Q: During his inauguration speech, Maduro said the political right had “contaminated” Latin America and called out Brazilian President Jair Bolsonaro as a “fascist.” How do you expect new leaders in Colombia and Brazil to react to Venezuela’s continuing crisis?
Marczak: The concern in Colombia and Brazil has only mounted in the last few months. The problems in Venezuela are not just contained to Venezuela’s borders. Maduro’s inability to manage the economy and provide basic goods that guarantee survival has led to an average of 5,500 Venezuelans leaving the country a day. The UN expects that 5.3 million Venezuelans will have left the country by end of this year – that is an additional 2 million people in 2019 – and that is if conditions don’t get much worse. These refugees are generally going to Colombia first. This is a situation that is increasingly untenable and unsustainable and the resources that have been pledged by the United States, the European Union, and others is only a drop in the bucket.

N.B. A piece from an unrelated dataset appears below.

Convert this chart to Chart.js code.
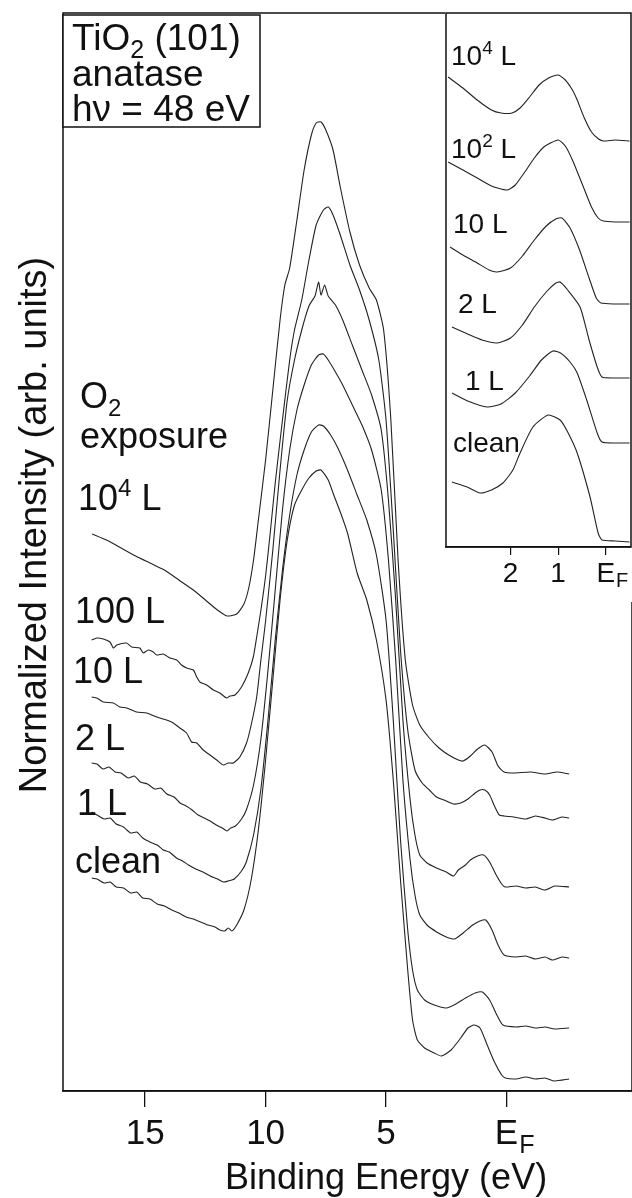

Brazil and Colombia are also likely concerned about Maduro’s increased ties with nefarious international actors like Russia and Iran. The increasing ties between Caracas and these countries should be concerning not just for Colombia and Brazil, but for the region and frankly the whole world.
Tufro: There is a distinction between Colombia and Brazil in that Colombia’s alignment with the US in its strong anti-Maduro stance is much more driven by the humanitarian and fiscal impacts the Venezuelan crisis has already had on Colombia. This is in large part due to the large migration flows they have taken in and frankly the generosity with which they have welcomed those migrants. Brazil, in contrast, has received much fewer numbers of migrants to date and its posture vis a vis Maduro seems to be much more driven by ideological alignment with the US than by the concrete impact the migrant flows to date have had on Brazil’s economy and security.
Q: National Security Advisor John Bolton confirmed on January 10 that the US will not recognize Maduro’s election, while there has been some discussions amongst policy makers – Senator Marco Rubio in particular – about the possibility of a military intervention in Venezuela, whether by regional allies or the US. What is the likelihood of this? Would such an intervention be effective?
Marczak: Military intervention is not the answer to solving the crisis in Venezuela. The history of military intervention, especially in Latin America, shows that that is not the way to resolve the situation. What is needed are additional diplomatic, financial, and political tools to force more fissures within the regime.
Tufro: That is also the case because the likelihood of a transition being effective and leading to a durable democratic outcome in the medium and long term increases significantly if there is a nonviolent and nonmilitary approach to reaching that transition.
Today, we don’t believe that the US or other powers are prepared to intervene military – despite some of the rhetoric we heard this fall. However, the one variable that could change that calculus for the US and other countries would be a concrete and sustained military presence by Russia, in the form of a base being established on Venezuelan soil.